Num is the filter coefficients that you calculated and FFTNum is the transform of those coefficients in double precision. You can simulate the frequency response of the frequency-domain filter by quantizing FFTNum and then transforming that value back into the time domain.

The quantized and transformed filter coefficients for the frequency-domain filter require different quantization settings because they can range between above 1 and below –1. Use Fixed-Point Designer™ to find the best precision binary point for the data by supplying only the signedness and the word length. filterAnalyzer displays the data for both the original and the transformed filter coefficients.

QNum = fi(Num,1,18);
QFDNum = ifft(double(fi(FFTNum,1,18)));
QFDNum = QFDNum(1:300);
filterAnalyzer(double(QNum),1,double(QFDNum),1, ...
    FilterNames=["Original" "Transformed"] ,...
    OverlayAnalysis="phase");

The plot shows the magnitude responses of the two filters match closely with minor variations in the stopband until frequencies near the Nyquist frequency. The phase response matches closely in the passband but varies significantly in the stopband. The original filter shows some ripples but nearly constant phase in the stopband while the frequency-domain filter shows a quantized phase response that falls off rapidly. The phase response of the stopband is not normally a factor in filter design, but it is good to notice that the phase response of the frequency-domain filter does not match the phase response of the original filter.

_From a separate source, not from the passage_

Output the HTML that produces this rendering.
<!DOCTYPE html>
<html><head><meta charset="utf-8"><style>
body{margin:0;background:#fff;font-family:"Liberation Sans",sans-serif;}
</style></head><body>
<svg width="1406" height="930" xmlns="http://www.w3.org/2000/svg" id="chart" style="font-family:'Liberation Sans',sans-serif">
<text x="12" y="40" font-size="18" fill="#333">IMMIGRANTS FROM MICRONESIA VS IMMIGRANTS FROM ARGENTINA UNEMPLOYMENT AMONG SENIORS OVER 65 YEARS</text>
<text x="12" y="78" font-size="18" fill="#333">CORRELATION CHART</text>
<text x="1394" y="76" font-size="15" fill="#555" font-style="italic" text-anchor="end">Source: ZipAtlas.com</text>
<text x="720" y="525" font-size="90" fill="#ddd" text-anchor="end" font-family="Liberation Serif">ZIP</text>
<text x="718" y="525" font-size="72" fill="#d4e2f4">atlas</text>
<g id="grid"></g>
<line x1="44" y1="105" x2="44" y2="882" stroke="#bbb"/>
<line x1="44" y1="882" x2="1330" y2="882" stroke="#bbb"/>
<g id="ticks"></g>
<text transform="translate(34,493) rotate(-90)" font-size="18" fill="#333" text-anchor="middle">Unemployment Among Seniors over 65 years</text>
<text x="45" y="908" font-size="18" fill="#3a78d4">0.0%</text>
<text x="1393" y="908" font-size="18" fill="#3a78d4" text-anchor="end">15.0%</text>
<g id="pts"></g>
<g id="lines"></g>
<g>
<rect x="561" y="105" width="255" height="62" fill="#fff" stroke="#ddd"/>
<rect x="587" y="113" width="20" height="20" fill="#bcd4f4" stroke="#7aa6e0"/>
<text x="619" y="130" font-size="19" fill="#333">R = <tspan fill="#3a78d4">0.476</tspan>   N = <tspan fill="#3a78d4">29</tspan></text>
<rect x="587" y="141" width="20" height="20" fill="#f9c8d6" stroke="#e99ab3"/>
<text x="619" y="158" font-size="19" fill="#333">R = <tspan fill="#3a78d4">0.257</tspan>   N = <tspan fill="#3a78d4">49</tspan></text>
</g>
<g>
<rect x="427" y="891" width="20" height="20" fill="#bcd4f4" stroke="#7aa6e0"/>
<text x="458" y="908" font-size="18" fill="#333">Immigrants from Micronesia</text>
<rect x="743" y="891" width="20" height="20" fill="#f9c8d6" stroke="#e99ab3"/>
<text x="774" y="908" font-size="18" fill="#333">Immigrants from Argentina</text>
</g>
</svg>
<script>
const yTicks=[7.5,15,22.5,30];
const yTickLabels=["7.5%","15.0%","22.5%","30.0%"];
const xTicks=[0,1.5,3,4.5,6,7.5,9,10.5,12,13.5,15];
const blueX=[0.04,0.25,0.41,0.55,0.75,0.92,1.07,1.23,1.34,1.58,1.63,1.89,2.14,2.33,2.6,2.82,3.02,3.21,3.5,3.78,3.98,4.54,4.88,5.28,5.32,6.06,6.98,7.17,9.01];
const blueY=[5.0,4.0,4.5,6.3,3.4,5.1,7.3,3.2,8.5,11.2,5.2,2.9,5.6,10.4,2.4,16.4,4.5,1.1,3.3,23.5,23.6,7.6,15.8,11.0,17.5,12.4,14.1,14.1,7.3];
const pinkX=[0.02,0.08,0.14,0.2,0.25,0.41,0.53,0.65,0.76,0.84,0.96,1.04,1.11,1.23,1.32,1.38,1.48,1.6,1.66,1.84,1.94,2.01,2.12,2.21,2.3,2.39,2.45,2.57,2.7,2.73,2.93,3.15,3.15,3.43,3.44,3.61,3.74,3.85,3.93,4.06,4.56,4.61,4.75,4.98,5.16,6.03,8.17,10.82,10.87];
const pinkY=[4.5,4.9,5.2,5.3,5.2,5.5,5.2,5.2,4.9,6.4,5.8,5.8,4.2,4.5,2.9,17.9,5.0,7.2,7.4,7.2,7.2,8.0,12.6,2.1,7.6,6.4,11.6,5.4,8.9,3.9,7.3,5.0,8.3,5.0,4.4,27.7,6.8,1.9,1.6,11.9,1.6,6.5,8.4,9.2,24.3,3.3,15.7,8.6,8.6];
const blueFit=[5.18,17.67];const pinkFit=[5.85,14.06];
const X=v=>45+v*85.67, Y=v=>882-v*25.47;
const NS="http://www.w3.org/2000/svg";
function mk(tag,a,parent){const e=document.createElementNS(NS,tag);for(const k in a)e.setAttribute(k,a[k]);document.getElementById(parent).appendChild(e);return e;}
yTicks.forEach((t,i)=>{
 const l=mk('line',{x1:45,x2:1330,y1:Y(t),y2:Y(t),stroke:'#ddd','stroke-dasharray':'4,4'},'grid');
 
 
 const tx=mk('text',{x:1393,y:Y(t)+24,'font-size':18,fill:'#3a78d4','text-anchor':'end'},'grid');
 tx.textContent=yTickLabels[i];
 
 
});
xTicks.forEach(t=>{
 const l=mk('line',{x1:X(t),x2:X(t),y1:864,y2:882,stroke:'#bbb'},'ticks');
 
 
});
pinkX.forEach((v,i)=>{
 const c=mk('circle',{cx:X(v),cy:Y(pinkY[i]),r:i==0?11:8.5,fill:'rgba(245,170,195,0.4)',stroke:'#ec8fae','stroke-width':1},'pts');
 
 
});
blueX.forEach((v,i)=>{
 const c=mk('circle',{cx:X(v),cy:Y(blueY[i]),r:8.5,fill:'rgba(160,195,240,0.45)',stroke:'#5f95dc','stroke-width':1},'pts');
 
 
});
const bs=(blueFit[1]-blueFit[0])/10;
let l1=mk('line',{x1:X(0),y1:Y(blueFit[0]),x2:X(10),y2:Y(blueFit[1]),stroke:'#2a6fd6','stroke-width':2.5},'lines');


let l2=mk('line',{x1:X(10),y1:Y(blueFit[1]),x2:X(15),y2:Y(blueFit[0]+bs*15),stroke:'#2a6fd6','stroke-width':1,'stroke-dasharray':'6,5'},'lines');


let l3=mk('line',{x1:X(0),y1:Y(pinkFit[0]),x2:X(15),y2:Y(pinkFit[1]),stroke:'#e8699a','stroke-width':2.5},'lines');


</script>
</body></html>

You can also see the change in stopband phase response by computing the instantaneous phase for both the behavioral FIR filter and the frequency-domain filter. To show this computation, uncomment the Measure Instantaneous Phase subsystem and rerun the simulation. The model computes the instantaneous phase of the real outputs by using the Analytic Signal block, a Complex to Magnitude-Angle block, and finally an Unwrap block to make the phase continuous.

More Design Options

Alternate filter implementation: Another option to implement an HDL frequency-domain filter is the algorithm used in the Frequency-Domain FIR Filter block from the DSP System Toolbox™ library. The block has an option to partition the numerator to reduce latency. When this option is set, the block performs overlap-save or overlap-add on each partition and combines the partial results to form the overall output. The latency is reduced to the partition length. You can use this technique on an HDL frequency-domain filter, but such a filter likely requires more multipliers than the design used in this example.

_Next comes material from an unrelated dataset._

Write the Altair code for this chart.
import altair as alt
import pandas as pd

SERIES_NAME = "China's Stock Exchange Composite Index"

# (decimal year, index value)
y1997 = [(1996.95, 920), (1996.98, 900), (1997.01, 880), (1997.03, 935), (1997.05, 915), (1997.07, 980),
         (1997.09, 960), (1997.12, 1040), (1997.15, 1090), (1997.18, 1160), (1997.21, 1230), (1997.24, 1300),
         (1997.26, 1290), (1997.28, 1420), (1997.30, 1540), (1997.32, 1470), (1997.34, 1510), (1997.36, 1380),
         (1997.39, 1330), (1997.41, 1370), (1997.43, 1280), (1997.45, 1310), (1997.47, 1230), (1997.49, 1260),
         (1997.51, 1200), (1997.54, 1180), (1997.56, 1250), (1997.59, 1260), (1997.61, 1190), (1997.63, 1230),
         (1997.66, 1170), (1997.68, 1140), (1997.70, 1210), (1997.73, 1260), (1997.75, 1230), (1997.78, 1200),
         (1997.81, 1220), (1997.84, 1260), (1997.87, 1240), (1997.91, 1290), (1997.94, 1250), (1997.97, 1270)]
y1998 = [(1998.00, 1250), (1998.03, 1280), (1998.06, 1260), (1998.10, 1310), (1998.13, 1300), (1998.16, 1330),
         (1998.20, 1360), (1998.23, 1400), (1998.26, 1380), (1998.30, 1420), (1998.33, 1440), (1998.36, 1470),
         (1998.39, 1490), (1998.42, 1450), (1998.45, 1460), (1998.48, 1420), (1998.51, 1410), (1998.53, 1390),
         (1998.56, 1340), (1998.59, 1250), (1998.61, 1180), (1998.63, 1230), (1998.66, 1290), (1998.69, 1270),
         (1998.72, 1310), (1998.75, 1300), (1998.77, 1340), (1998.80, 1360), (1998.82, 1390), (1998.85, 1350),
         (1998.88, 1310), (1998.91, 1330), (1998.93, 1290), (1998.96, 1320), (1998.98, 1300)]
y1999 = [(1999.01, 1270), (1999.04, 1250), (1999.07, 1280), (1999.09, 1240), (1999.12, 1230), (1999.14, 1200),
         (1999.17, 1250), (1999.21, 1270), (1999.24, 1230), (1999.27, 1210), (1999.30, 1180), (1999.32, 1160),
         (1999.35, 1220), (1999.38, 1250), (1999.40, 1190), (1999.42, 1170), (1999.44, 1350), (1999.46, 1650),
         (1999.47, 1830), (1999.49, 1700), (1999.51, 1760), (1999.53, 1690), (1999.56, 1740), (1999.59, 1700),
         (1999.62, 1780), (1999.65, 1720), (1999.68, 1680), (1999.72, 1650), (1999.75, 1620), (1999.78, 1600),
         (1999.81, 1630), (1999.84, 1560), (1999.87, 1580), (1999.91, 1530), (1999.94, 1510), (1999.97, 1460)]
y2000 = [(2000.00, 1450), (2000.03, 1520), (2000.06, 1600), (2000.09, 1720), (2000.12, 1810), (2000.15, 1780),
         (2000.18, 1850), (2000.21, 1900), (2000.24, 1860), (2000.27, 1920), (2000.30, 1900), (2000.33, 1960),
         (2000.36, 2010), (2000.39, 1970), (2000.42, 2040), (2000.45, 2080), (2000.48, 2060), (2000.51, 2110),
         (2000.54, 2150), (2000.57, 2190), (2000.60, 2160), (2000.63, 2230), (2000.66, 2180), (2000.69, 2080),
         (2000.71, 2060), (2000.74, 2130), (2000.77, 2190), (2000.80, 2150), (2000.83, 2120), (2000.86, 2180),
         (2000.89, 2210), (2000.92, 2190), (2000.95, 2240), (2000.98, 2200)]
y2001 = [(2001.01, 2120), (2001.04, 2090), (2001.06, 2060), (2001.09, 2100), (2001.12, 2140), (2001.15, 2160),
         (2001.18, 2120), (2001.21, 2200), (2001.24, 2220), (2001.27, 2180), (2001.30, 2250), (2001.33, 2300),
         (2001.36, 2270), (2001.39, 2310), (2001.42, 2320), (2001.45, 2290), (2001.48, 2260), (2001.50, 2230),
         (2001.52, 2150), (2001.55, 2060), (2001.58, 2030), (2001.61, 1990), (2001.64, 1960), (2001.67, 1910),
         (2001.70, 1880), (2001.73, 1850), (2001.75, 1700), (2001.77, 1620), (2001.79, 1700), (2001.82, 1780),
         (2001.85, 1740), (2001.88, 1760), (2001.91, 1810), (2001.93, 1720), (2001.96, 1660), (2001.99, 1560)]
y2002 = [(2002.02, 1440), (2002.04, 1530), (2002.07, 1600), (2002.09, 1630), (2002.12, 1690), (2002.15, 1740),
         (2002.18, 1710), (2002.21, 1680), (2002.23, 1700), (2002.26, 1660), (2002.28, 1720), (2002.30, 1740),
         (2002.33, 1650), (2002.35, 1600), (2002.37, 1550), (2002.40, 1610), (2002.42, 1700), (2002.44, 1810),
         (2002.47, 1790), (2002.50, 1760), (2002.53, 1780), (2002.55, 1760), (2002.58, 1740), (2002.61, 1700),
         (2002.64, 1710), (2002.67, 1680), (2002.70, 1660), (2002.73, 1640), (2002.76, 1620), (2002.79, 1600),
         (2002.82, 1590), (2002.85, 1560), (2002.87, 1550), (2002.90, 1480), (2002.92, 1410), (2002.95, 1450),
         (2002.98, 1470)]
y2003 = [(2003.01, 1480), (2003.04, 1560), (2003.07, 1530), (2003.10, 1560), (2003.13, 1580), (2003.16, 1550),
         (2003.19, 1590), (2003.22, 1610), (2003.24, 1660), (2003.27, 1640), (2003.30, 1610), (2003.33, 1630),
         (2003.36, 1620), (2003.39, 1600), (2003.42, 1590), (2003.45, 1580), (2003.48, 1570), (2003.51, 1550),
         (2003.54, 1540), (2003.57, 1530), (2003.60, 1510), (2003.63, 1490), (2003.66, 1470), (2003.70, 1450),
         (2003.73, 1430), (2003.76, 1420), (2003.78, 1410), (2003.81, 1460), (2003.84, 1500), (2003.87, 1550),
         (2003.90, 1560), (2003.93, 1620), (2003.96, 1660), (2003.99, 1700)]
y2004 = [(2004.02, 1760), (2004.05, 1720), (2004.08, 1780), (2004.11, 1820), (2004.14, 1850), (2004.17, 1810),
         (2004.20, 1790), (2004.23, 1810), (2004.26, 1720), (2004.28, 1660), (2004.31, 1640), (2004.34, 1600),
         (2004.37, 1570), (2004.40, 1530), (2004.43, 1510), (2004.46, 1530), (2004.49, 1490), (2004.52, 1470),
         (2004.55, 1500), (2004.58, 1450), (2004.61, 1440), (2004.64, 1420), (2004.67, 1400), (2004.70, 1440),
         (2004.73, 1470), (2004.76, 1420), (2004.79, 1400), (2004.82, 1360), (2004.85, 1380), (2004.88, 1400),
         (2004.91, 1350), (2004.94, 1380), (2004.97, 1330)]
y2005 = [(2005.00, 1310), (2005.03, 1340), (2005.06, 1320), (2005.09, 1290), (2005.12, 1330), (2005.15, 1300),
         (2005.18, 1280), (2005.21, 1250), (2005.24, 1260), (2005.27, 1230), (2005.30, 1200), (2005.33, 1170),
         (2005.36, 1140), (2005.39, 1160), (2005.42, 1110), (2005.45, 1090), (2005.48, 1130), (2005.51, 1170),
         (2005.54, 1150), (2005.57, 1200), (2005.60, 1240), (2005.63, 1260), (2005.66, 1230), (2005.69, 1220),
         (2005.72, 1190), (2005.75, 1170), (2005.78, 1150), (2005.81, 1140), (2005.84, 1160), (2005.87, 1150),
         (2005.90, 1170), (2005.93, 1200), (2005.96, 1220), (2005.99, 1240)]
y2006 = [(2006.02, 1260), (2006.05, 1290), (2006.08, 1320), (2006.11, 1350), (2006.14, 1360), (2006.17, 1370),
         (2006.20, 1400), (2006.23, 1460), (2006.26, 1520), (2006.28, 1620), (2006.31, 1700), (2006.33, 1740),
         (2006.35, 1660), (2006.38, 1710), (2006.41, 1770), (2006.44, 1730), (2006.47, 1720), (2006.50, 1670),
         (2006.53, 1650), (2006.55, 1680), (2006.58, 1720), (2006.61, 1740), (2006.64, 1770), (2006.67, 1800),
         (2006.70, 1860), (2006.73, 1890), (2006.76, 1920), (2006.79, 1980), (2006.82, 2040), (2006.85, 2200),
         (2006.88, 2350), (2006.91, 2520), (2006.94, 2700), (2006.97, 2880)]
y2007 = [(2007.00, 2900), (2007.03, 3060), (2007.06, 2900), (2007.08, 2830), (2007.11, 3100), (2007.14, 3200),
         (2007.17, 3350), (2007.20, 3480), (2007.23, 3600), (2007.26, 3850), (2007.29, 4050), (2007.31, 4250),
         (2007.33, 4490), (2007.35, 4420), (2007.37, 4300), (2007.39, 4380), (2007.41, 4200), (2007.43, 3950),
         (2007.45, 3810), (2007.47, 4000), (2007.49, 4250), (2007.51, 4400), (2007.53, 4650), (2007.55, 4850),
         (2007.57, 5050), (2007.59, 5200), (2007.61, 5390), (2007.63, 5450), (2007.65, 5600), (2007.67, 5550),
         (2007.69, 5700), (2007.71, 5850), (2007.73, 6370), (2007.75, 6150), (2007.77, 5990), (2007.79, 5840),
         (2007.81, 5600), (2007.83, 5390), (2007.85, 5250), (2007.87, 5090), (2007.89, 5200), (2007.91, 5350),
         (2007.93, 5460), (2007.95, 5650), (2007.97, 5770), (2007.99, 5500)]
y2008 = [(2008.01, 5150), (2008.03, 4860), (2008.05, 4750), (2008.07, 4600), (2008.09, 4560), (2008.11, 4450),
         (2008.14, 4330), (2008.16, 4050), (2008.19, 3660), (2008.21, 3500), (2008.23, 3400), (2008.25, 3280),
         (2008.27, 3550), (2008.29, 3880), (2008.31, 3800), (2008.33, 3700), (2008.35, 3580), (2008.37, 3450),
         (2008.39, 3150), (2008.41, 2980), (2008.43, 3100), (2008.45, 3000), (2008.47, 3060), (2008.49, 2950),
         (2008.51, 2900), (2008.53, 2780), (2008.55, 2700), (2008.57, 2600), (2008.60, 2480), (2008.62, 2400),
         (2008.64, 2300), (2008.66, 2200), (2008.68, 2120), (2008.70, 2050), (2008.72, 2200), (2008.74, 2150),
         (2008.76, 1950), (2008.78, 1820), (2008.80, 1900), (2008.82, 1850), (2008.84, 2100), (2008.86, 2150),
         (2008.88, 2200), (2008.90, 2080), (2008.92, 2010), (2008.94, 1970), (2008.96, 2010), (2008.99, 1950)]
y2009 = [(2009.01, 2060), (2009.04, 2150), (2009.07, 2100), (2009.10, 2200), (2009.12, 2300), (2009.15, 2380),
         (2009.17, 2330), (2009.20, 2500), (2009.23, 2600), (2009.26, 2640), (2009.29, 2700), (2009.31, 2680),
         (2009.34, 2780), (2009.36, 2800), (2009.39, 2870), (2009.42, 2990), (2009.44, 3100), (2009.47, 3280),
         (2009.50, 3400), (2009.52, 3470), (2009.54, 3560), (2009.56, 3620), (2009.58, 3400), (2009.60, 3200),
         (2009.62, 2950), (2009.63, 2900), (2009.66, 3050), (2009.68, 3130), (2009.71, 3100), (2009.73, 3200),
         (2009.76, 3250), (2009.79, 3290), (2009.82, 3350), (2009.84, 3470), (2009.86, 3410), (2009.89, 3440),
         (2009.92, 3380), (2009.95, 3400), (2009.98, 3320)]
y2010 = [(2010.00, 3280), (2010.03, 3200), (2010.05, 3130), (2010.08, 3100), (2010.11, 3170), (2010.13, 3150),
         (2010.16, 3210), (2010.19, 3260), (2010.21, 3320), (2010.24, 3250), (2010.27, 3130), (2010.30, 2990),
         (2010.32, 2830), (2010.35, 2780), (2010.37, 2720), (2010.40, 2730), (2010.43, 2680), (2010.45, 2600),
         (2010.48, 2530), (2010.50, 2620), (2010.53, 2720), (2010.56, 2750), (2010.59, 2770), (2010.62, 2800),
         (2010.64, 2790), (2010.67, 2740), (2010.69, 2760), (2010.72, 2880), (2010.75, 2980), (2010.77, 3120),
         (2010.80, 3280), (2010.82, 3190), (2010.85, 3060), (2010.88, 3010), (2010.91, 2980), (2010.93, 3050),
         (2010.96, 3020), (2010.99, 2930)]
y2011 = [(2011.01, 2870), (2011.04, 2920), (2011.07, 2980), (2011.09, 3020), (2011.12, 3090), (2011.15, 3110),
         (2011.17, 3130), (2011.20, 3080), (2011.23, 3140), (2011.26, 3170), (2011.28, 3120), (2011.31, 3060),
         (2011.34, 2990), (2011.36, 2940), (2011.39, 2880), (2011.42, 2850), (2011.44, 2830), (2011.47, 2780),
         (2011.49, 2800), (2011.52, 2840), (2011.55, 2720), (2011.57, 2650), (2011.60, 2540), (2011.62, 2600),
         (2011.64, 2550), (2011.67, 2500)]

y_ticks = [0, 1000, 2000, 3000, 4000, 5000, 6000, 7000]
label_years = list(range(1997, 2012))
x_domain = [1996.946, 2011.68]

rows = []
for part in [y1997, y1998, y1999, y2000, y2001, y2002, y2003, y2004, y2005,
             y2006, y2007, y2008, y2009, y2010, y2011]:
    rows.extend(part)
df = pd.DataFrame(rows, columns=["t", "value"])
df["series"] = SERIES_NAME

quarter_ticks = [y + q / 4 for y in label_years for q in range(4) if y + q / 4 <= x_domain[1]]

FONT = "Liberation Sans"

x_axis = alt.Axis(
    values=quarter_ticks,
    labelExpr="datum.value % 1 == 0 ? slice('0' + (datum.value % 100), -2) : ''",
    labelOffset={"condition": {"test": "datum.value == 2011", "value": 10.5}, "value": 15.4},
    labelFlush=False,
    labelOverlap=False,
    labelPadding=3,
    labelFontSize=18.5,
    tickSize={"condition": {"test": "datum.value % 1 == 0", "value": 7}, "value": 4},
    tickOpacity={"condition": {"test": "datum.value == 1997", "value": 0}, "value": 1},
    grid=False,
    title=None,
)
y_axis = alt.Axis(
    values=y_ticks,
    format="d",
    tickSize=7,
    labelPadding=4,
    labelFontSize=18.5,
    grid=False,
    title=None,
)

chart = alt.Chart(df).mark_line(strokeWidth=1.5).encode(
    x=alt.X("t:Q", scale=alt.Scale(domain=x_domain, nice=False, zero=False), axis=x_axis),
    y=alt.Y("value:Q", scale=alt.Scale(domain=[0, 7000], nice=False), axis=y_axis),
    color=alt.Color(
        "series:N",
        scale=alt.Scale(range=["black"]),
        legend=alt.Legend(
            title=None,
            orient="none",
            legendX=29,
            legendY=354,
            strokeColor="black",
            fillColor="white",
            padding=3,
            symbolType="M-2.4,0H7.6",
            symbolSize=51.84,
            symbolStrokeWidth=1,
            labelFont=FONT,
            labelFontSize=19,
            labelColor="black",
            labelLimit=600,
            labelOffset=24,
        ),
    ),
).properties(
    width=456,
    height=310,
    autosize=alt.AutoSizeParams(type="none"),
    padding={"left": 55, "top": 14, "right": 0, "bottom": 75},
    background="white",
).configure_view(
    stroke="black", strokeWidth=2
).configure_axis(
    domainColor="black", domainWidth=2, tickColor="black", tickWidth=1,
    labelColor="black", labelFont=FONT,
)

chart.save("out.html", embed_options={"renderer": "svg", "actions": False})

Alternate ROM implementation: The precomputed transformed filter coefficients are computed from the FFT of a real-valued sequence. This operation produces conjugate symmetric output, which means the upper bins of the FFT are the same values as the lower bins reversed and with the opposite sign on the imaginary part. An alternate design could reduce the size of the ROM used to store the transformed coefficients by half because you can map the upper bins to the lower bins in reverse order and conjugate the result. The first bin, representing the DC value of the sequence, is not included in the repeated values.

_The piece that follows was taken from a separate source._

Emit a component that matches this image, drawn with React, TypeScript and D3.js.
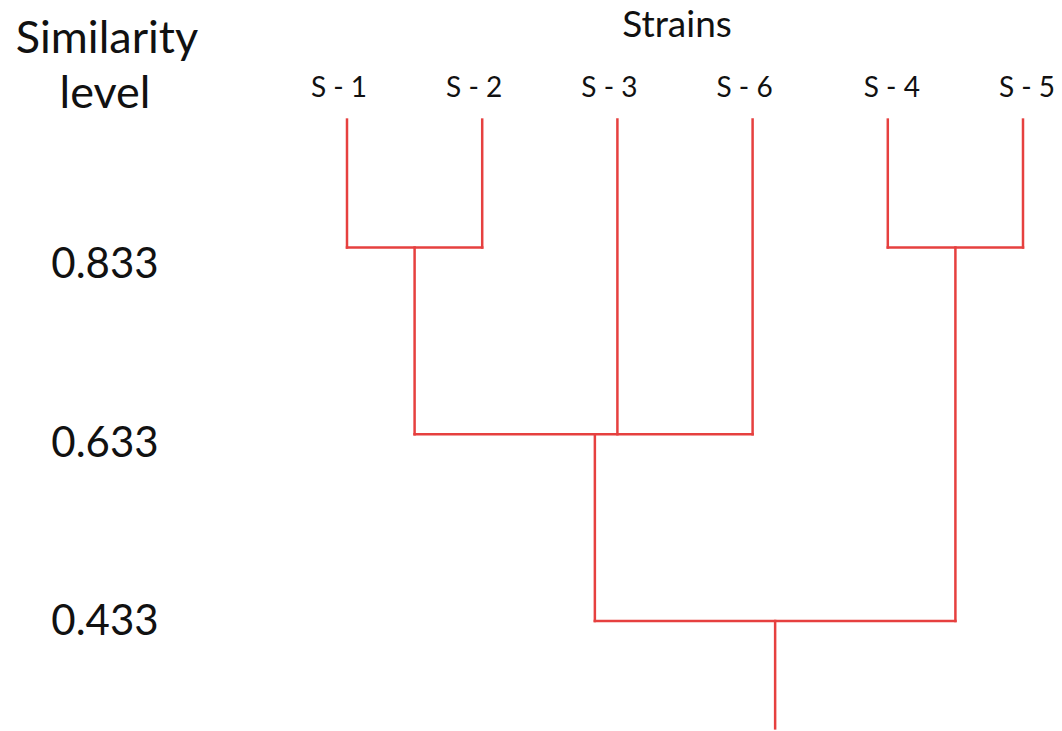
import React, { useEffect, useRef } from "react";
import * as d3 from "d3";

// leaves, left to right, in drawing order
const strains = ["S - 1", "S - 2", "S - 3", "S - 6", "S - 4", "S - 5"];

// similarity levels shown on the left
const levelTicks = [0.833, 0.633, 0.433];

// clusters: members can be strains or earlier clusters
const merges = [
    { id: "A", members: ["S - 1", "S - 2"], level: 0.833 },
    { id: "B", members: ["S - 4", "S - 5"], level: 0.833 },
    { id: "C", members: ["A", "S - 3", "S - 6"], level: 0.633 },
    { id: "D", members: ["C", "B"], level: 0.433 },
];

const leafLevel = 0.97;
const rootLevel = 0.318;

const W = 1062;
const H = 731;
const FONT = "Lato, 'Open Sans', sans-serif";
const RED = "#e6403f";

export default function App() {
    const ref = useRef<SVGSVGElement | null>(null);

    useEffect(() => {
        const svg = d3.select(ref.current);
        svg.selectAll("*").remove();

        const x = d3.scalePoint<string>().domain(strains).range([347, 1023]);
        const y = d3.scaleLinear().domain([0.833, 0.433]).range([247.5, 621]);
        // the level labels sit a little below their lines in the original
        const yLabel = d3.scaleLinear().domain([0.833, 0.433]).range([278, 635]);

        const pos: Record<string, { x: number; y: number }> = {};
        strains.forEach((s) => {
            pos[s] = { x: x(s) as number, y: y(leafLevel) };
        });

        const links: [number, number, number, number][] = [];
        merges.forEach((m) => {
            const kids = m.members.map((k) => pos[k]);
            const yy = y(m.level);
            const xx = d3.mean(kids, (k) => k.x) as number;
            kids.forEach((k) => links.push([k.x, k.y, k.x, yy]));
            links.push([d3.min(kids, (k) => k.x) as number, yy, d3.max(kids, (k) => k.x) as number, yy]);
            pos[m.id] = { x: xx, y: yy };
        });
        const root = pos[merges[merges.length - 1].id];
        links.push([root.x, root.y, root.x, y(rootLevel)]);

        svg.append("g")
            .selectAll("line")
            .data(links)
            .join("line")
            .attr("x1", (d) => d[0])
            .attr("y1", (d) => d[1])
            .attr("x2", (d) => d[2])
            .attr("y2", (d) => d[3])
            .attr("stroke", RED)
            .attr("stroke-width", 2.5)
            .attr("stroke-linecap", "square");

        // strain labels
        svg.append("g")
            .selectAll("text")
            .data(strains)
            .join("text")
            .attr("x", (d, i) => (x(d) as number) + (i < 4 ? -8 : 4))
            .attr("y", 97)
            .attr("text-anchor", "middle")
            .attr("font-family", FONT)
            .attr("font-size", 28)
            .attr("fill", "#111")
            .text((d) => d);

        svg.append("text")
            .attr("x", 677)
            .attr("y", 37)
            .attr("text-anchor", "middle")
            .attr("font-family", FONT)
            .attr("font-size", 37)
            .attr("fill", "#111")
            .text("Strains");

        const title = svg.append("text")
            .attr("text-anchor", "middle")
            .attr("font-family", FONT)
            .attr("font-size", 45)
            .attr("fill", "#111");
        title.append("tspan").attr("x", 107).attr("y", 53).text("Similarity");
        title.append("tspan").attr("x", 105).attr("y", 108).text("level");

        svg.append("g")
            .selectAll("text")
            .data(levelTicks)
            .join("text")
            .attr("x", 105)
            .attr("y", (d) => yLabel(d))
            .attr("text-anchor", "middle")
            .attr("font-family", FONT)
            .attr("font-size", 42)
            .attr("fill", "#111")
            .text((d) => d3.format(".3f")(d));
    }, []);

    return (
        <svg
            ref={ref}
            width={W}
            height={H}
            style={{ position: "absolute", left: 0, top: 0, background: "#fff" }}
        />
    );
}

Hardware resources: To evaluate your filter design, compare the synthesis results from a time-domain FIR filter with the results from the frequency-domain filter. These results can be hard to predict because they depend on the quantization settings you choose, and because the FFT, point multiplication, and IFFT require complex multipliers that use three or four real multipliers each (depending on block settings). Finding the point where the frequency-domain filter uses less area than the time-domain filter is also challenging. This example model processes vectors of two samples at a time to gain time for the overlap regions and allow continuous input. The vector implementation adds area compared to a scalar implementation. If your application does not require continuous input, then you can achieve a lower-area implementation.

References

[1] Overlap-Add Algorithm: Proakis and Manolakis, Digital Signal Processing, 3rd ed, Prentice-Hall, Englewood Cliffs, NJ, 1996, pp. 430–433.

[2] Overlap-Save Algorithm: Oppenheim and Schafer, Discrete-Time Signal Processing, Prentice-Hall, Englewood Cliffs, NJ, 1989, pp. 558–560.